[WHAT IS REQUIRED] Copy out all of the material exactly.

—————

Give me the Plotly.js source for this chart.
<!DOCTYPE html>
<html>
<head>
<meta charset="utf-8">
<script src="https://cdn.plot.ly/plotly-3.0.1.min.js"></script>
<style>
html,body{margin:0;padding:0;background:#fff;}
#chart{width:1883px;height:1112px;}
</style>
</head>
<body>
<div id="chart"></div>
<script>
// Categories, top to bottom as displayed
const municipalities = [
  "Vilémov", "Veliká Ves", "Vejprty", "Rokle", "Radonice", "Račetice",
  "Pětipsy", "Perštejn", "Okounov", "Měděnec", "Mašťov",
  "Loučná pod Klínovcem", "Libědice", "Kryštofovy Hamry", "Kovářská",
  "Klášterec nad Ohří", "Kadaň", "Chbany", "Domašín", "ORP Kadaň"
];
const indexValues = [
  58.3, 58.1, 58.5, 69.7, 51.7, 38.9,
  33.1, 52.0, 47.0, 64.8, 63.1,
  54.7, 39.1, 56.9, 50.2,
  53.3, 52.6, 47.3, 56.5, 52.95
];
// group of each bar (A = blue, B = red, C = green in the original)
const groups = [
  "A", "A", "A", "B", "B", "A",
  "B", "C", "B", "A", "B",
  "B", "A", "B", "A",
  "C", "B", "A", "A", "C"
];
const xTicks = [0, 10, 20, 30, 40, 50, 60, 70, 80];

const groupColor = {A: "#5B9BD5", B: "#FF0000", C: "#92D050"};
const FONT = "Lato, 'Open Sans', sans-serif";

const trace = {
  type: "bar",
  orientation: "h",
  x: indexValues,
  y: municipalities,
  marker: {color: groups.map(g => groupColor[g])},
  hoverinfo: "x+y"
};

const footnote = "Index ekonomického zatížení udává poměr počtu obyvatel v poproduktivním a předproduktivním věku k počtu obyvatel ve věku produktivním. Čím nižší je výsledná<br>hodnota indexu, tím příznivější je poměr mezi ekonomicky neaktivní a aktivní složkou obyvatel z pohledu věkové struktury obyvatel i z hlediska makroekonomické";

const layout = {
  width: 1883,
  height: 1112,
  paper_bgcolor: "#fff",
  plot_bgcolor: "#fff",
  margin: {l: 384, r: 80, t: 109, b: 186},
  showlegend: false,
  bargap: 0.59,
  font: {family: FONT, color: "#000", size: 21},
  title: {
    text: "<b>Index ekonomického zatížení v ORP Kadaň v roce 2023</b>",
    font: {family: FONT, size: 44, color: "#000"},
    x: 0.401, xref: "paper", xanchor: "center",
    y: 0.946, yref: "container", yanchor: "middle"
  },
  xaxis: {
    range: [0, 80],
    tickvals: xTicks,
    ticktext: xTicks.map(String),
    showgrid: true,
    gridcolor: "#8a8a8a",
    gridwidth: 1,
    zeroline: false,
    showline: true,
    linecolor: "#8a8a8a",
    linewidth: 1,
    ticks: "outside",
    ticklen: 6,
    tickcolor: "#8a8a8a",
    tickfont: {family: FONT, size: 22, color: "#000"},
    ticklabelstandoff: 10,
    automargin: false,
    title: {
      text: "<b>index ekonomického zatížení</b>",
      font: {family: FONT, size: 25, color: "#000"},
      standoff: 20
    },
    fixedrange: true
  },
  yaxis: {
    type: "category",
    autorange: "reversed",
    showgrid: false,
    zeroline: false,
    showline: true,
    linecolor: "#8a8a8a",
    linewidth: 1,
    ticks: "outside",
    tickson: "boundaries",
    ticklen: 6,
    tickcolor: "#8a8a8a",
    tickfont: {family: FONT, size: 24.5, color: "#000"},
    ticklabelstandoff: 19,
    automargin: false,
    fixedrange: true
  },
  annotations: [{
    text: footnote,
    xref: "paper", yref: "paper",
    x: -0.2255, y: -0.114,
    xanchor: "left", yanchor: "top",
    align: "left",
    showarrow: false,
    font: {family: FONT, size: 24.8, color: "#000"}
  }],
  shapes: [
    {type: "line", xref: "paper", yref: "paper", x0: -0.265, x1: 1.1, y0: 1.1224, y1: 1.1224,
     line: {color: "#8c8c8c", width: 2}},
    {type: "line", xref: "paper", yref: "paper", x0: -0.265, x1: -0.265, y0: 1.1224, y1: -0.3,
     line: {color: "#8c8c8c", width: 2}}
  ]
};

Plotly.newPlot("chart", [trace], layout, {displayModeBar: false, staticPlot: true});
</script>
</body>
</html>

—————

[COMPLETED TASK]
Give me the Plotly.js source for this chart.
<!DOCTYPE html>
<html>
<head>
<meta charset="utf-8">
<script src="https://cdn.plot.ly/plotly-3.0.1.min.js"></script>
<style>
html,body{margin:0;padding:0;background:#fff;}
#chart{width:1883px;height:1112px;}
</style>
</head>
<body>
<div id="chart"></div>
<script>
// Categories, top to bottom as displayed
const municipalities = [
  "Vilémov", "Veliká Ves", "Vejprty", "Rokle", "Radonice", "Račetice",
  "Pětipsy", "Perštejn", "Okounov", "Měděnec", "Mašťov",
  "Loučná pod Klínovcem", "Libědice", "Kryštofovy Hamry", "Kovářská",
  "Klášterec nad Ohří", "Kadaň", "Chbany", "Domašín", "ORP Kadaň"
];
const indexValues = [
  58.3, 58.1, 58.5, 69.7, 51.7, 38.9,
  33.1, 52.0, 47.0, 64.8, 63.1,
  54.7, 39.1, 56.9, 50.2,
  53.3, 52.6, 47.3, 56.5, 52.95
];
// group of each bar (A = blue, B = red, C = green in the original)
const groups = [
  "A", "A", "A", "B", "B", "A",
  "B", "C", "B", "A", "B",
  "B", "A", "B", "A",
  "C", "B", "A", "A", "C"
];
const xTicks = [0, 10, 20, 30, 40, 50, 60, 70, 80];

const groupColor = {A: "#5B9BD5", B: "#FF0000", C: "#92D050"};
const FONT = "Lato, 'Open Sans', sans-serif";

const trace = {
  type: "bar",
  orientation: "h",
  x: indexValues,
  y: municipalities,
  marker: {color: groups.map(g => groupColor[g])},
  hoverinfo: "x+y"
};

const footnote = "Index ekonomického zatížení udává poměr počtu obyvatel v poproduktivním a předproduktivním věku k počtu obyvatel ve věku produktivním. Čím nižší je výsledná<br>hodnota indexu, tím příznivější je poměr mezi ekonomicky neaktivní a aktivní složkou obyvatel z pohledu věkové struktury obyvatel i z hlediska makroekonomické";

const layout = {
  width: 1883,
  height: 1112,
  paper_bgcolor: "#fff",
  plot_bgcolor: "#fff",
  margin: {l: 384, r: 80, t: 109, b: 186},
  showlegend: false,
  bargap: 0.59,
  font: {family: FONT, color: "#000", size: 21},
  title: {
    text: "<b>Index ekonomického zatížení v ORP Kadaň v roce 2023</b>",
    font: {family: FONT, size: 44, color: "#000"},
    x: 0.401, xref: "paper", xanchor: "center",
    y: 0.946, yref: "container", yanchor: "middle"
  },
  xaxis: {
    range: [0, 80],
    tickvals: xTicks,
    ticktext: xTicks.map(String),
    showgrid: true,
    gridcolor: "#8a8a8a",
    gridwidth: 1,
    zeroline: false,
    showline: true,
    linecolor: "#8a8a8a",
    linewidth: 1,
    ticks: "outside",
    ticklen: 6,
    tickcolor: "#8a8a8a",
    tickfont: {family: FONT, size: 22, color: "#000"},
    ticklabelstandoff: 10,
    automargin: false,
    title: {
      text: "<b>index ekonomického zatížení</b>",
      font: {family: FONT, size: 25, color: "#000"},
      standoff: 20
    },
    fixedrange: true
  },
  yaxis: {
    type: "category",
    autorange: "reversed",
    showgrid: false,
    zeroline: false,
    showline: true,
    linecolor: "#8a8a8a",
    linewidth: 1,
    ticks: "outside",
    tickson: "boundaries",
    ticklen: 6,
    tickcolor: "#8a8a8a",
    tickfont: {family: FONT, size: 24.5, color: "#000"},
    ticklabelstandoff: 19,
    automargin: false,
    fixedrange: true
  },
  annotations: [{
    text: footnote,
    xref: "paper", yref: "paper",
    x: -0.2255, y: -0.114,
    xanchor: "left", yanchor: "top",
    align: "left",
    showarrow: false,
    font: {family: FONT, size: 24.8, color: "#000"}
  }],
  shapes: [
    {type: "line", xref: "paper", yref: "paper", x0: -0.265, x1: 1.1, y0: 1.1224, y1: 1.1224,
     line: {color: "#8c8c8c", width: 2}},
    {type: "line", xref: "paper", yref: "paper", x0: -0.265, x1: -0.265, y0: 1.1224, y1: -0.3,
     line: {color: "#8c8c8c", width: 2}}
  ]
};

Plotly.newPlot("chart", [trace], layout, {displayModeBar: false, staticPlot: true});
</script>
</body>
</html>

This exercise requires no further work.